The Green Bay Packers were nothing if not consistent on Tuesday when they trimmed their initial roster from 90 all the way down to the mandatory 53. And that consistency all revolved around the youth movement that is undeniable in Green Bay.
There were several vital positions where the Packers faced tough decisions–an outcome of the solid drafting and depth built by their front office in recent years. Those key positions ultimately helped shape the roster, including these five key position battles and their winners.
The Green Bay Packers saw several position battles shape their decisions about who to keep on their initial 53-man roster.
Running Back 3
This battle morphed several times from Organized Team Activities through the preseason finale. It was once a fight between Patrick Taylor and Tyler Goodson, but an injury to Goodson eliminated him from contention.
Taylor was then projected to be the favorite, considering how the Packers’ coaching staff publicly shared they were looking for a pass-blocker and special teams contributor from their third running back. However, Emanuel Wilson ran away with the job (excuse the pun) and showed potential the Packers couldn’t deny, especially considering their running back situation gets a lot murkier after this season.
Defensive Lineman 6
A lot of analysts thought there was no way Green Bay would keep six defensive linemen, but here we are with Jonathan Ford making the initial roster behind Kenny Clark, TJ Slaton, Devonte Wyatt, Karl Brooks and Colby Wooden. Ford only plays nose tackle, where he eats up blockers, but he provides Green Bay with depth at an unproven position.
Outside Linebacker 6
I thought the battle would be between Ford and Brenton Cox Jr., with Green Bay only keeping one of those guys in their front seven. However, the Packers liked both of them enough to keep them around on the roster. Cox showed continuous growth during the preseason and a motor that is undeniable. He’s not likely to see a lot of playing time unless someone ahead of him sufferers an injury, but he could develop into a nice rotational player in the future.

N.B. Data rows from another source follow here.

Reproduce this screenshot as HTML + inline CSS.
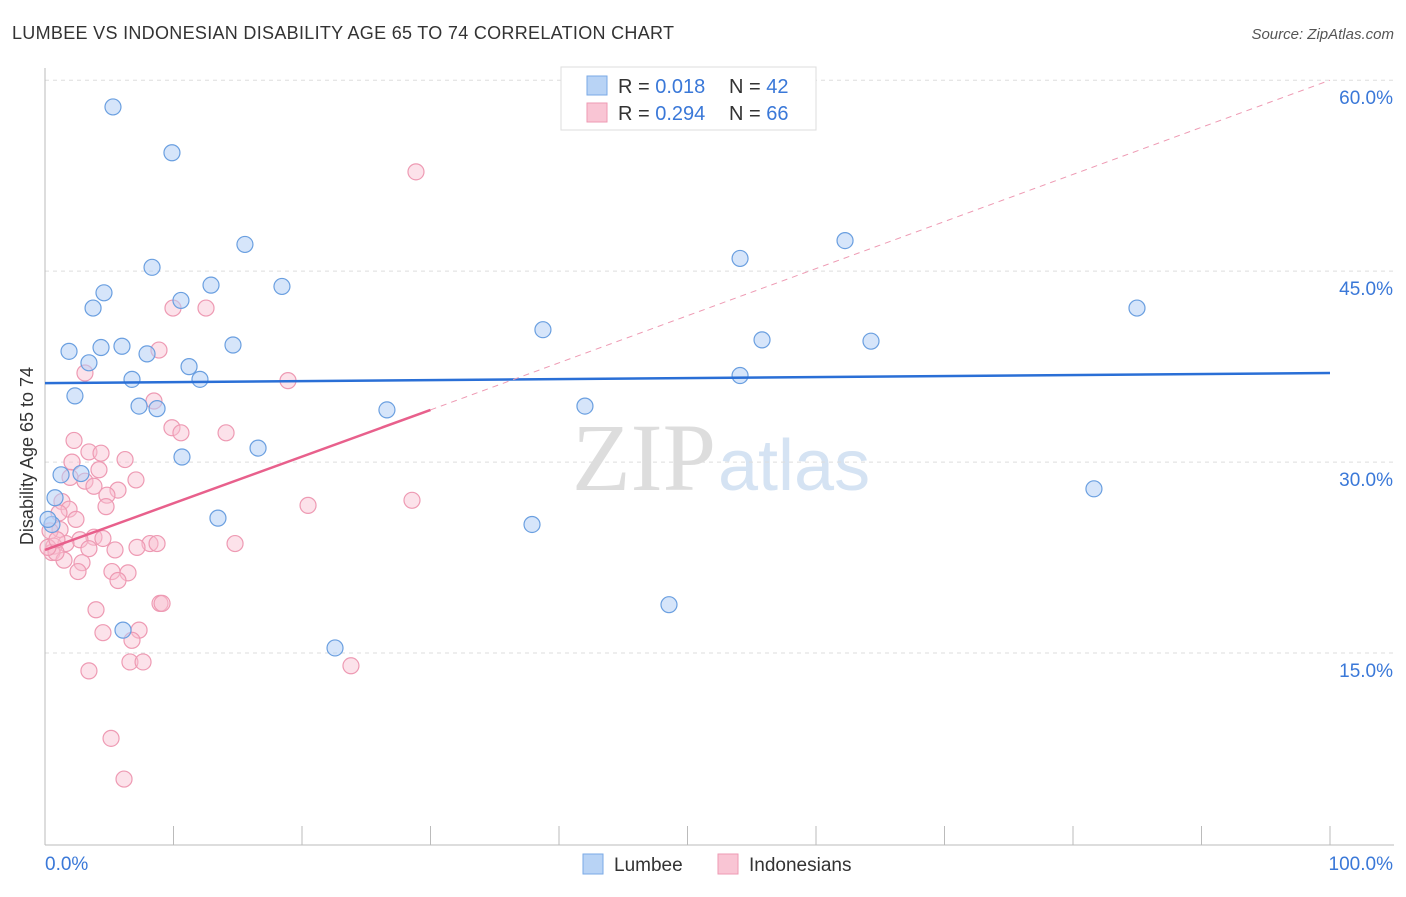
<!DOCTYPE html>
<html><head><meta charset="utf-8"><style>
body{margin:0;background:#fff;font-family:"Liberation Sans",sans-serif}
</style></head><body>
<svg width="1406" height="892" xmlns="http://www.w3.org/2000/svg">
<text x="12" y="39" font-size="18" fill="#333" textLength="662">LUMBEE VS INDONESIAN DISABILITY AGE 65 TO 74 CORRELATION CHART</text>
<text x="1394" y="39" font-size="15" fill="#555" font-style="italic" text-anchor="end">Source: ZipAtlas.com</text>
<text x="716" y="490" font-size="96" font-family="Liberation Serif" fill="#ddd" text-anchor="end">ZIP</text>
<text x="718" y="490" font-size="72" fill="#d5e3f3">atlas</text>
<g id="grid"></g>
<g id="axes"></g>
<g id="marks"></g>
<g>
<rect x="561" y="67" width="255" height="63" fill="#fff" stroke="#ddd"/>
<rect x="587" y="76" width="20" height="19" fill="#b8d3f5" stroke="#7aa9e6"/>
<text x="618" y="93" font-size="20" fill="#333">R = <tspan fill="#3a78d8">0.018</tspan></text>
<text x="729" y="93" font-size="20" fill="#333">N = <tspan fill="#3a78d8">42</tspan></text>
<rect x="587" y="103" width="20" height="19" fill="#f9c5d4" stroke="#ee9ab3"/>
<text x="618" y="120" font-size="20" fill="#333">R = <tspan fill="#3a78d8">0.294</tspan></text>
<text x="729" y="120" font-size="20" fill="#333">N = <tspan fill="#3a78d8">66</tspan></text>
</g>
<g>
<rect x="583" y="854" width="20" height="20" fill="#b8d3f5" stroke="#7aa9e6"/>
<text x="614" y="871" font-size="19" fill="#333">Lumbee</text>
<rect x="718" y="854" width="20" height="20" fill="#f9c5d4" stroke="#ee9ab3"/>
<text x="749" y="871" font-size="19" fill="#333">Indonesians</text>
</g>
</svg>
<script>
const yTicks=[15,30,45,60];
const yTickLabels=["15.0%","30.0%","45.0%","60.0%"];
const xLabels=["0.0%","100.0%"];
const lumbeeX=[5.29,9.88,8.33,15.56,12.92,10.58,4.59,3.74,18.44,1.87,4.36,5.99,7.94,14.63,3.42,11.21,6.77,12.06,2.33,7.32,8.72,16.58,10.66,1.25,2.80,0.78,13.46,0.54,6.07,22.57,26.61,38.75,37.9,42.02,48.56,54.09,55.8,54.09,62.26,64.28,84.98,81.63,0.23];
const lumbeeY=[57.9,54.3,45.3,47.1,43.9,42.7,43.3,42.1,43.8,38.7,39.0,39.1,38.5,39.2,37.8,37.5,36.5,36.5,35.2,34.4,34.2,31.1,30.4,29.0,29.1,27.2,25.6,25.1,16.8,15.4,34.1,40.4,25.1,34.4,18.8,46.0,39.6,36.8,47.4,39.5,42.1,27.9,25.5];
const indoX=[28.87,9.96,12.53,8.87,18.91,3.11,8.48,9.88,10.58,14.09,2.26,3.42,4.36,6.23,2.10,4.2,1.95,3.11,3.81,5.68,7.08,4.82,1.32,4.75,1.87,1.09,2.41,20.47,28.56,1.17,0.39,3.81,2.72,1.63,4.51,8.17,8.72,14.79,7.16,0.70,3.42,5.45,0.54,1.48,2.88,5.21,6.46,2.57,5.68,3.97,8.95,9.11,4.51,7.32,6.77,6.61,7.63,3.42,23.81,5.14,6.15,0.86,0.23,0.93];
const indoY=[52.8,42.1,42.1,38.8,36.4,37.0,34.8,32.7,32.3,32.3,31.7,30.8,30.7,30.2,30.0,29.4,28.8,28.5,28.1,27.8,28.6,27.4,26.9,26.5,26.3,26.0,25.5,26.6,27.0,24.7,24.6,24.1,23.9,23.6,24.0,23.6,23.6,23.6,23.3,23.4,23.2,23.1,22.9,22.3,22.1,21.4,21.3,21.4,20.7,18.4,18.9,18.9,16.6,16.8,16.0,14.3,14.3,13.6,14.0,8.3,5.1,22.9,23.3,23.9];
const lumbeeTrend=[36.2,37.0];
const indoTrend=[23.1,34.1,60.0];
const trendX=[0,30,100];
const NS="http://www.w3.org/2000/svg";
const X=v=>45+v*12.85, Y=v=>844-v*12.73;
function mk(tag,attrs,parent){const e=document.createElementNS(NS,tag);for(const k in attrs)e.setAttribute(k,attrs[k]);document.getElementById(parent).appendChild(e);return e;}
yTicks.forEach((t,i)=>{
 const g=mk('line',{x1:45,x2:1394,y1:Y(t),y2:Y(t),stroke:'#ddd','stroke-dasharray':'4,4'},'grid');
 
 
 const l=mk('text',{x:1393,y:Y(t)+24,'font-size':19,fill:'#3a78d8','text-anchor':'end'},'axes');
 l.textContent=yTickLabels[i];
 
 
});
const ax=mk('line',{x1:45,x2:1394,y1:845,y2:845,stroke:'#bbb'},'axes');


const ay=mk('line',{x1:45,x2:45,y1:68,y2:845,stroke:'#bbb'},'axes');


for(let i=1;i<=10;i++){const t=mk('line',{x1:X(i*10),x2:X(i*10),y1:826,y2:845,stroke:'#bbb'},'axes');
 
 }
const xl0=mk('text',{x:45,y:870,'font-size':19,fill:'#3a78d8'},'axes');xl0.textContent=xLabels[0];


const xl1=mk('text',{x:1393,y:870,'font-size':19,fill:'#3a78d8','text-anchor':'end'},'axes');xl1.textContent=xLabels[1];


const yt=mk('text',{x:0,y:0,'font-size':18,fill:'#333','text-anchor':'middle',transform:'translate(33,456) rotate(-90)'},'axes');yt.textContent='Disability Age 65 to 74';


indoX.forEach((v,i)=>{const c=mk('circle',{cx:X(v),cy:Y(indoY[i]),r:8,fill:'rgba(248,190,208,0.45)',stroke:'#ee9ab3','stroke-width':1.2},'marks');
 
 });
lumbeeX.forEach((v,i)=>{const c=mk('circle',{cx:X(v),cy:Y(lumbeeY[i]),r:8,fill:'rgba(180,208,245,0.55)',stroke:'#6a9fe0','stroke-width':1.2},'marks');
 
 });
const bl=mk('line',{x1:X(0),x2:X(100),y1:Y(lumbeeTrend[0]),y2:Y(lumbeeTrend[1]),stroke:'#2a6fd6','stroke-width':2.5},'marks');


const pd=mk('line',{x1:X(trendX[1]),x2:X(trendX[2]),y1:Y(indoTrend[1]),y2:Y(indoTrend[2]),stroke:'#ee9ab3','stroke-width':1,'stroke-dasharray':'6,5'},'marks');


const pl=mk('line',{x1:X(trendX[0]),x2:X(trendX[1]),y1:Y(indoTrend[0]),y2:Y(indoTrend[1]),stroke:'#e8608c','stroke-width':2.5},'marks');


</script>
</body></html>
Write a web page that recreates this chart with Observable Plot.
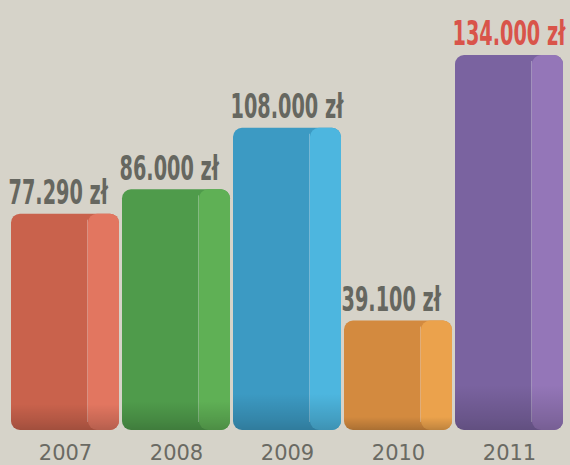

The Packers had several quality candidates for their fifth cornerback (most notably Corey Ballentine), but opted not to keep any of them. Rolling the dice with only four corners to begin the season is risky, but if Eric Stokes can return from the PUP in Week 5 it would be a considerable boost. Signing Ballentine to the practice squad would help alleviate some of those depth concerns during the first four weeks when the Packers play an easy schedule against the Chicago Bears, Atlanta Falcons, New Orleans Saints and Detroit Lions (without Jameson Williams).
I predicted the Packers would make a surprise cut at safety by the time Tuesday was all said and done, and, sure enough, Tarvarius Moore was the odd man out (he was technically put on injured reserve). That left rookie seventh-rounder Anthony Johnson on the roster and the only safety under contract in 2024 and beyond.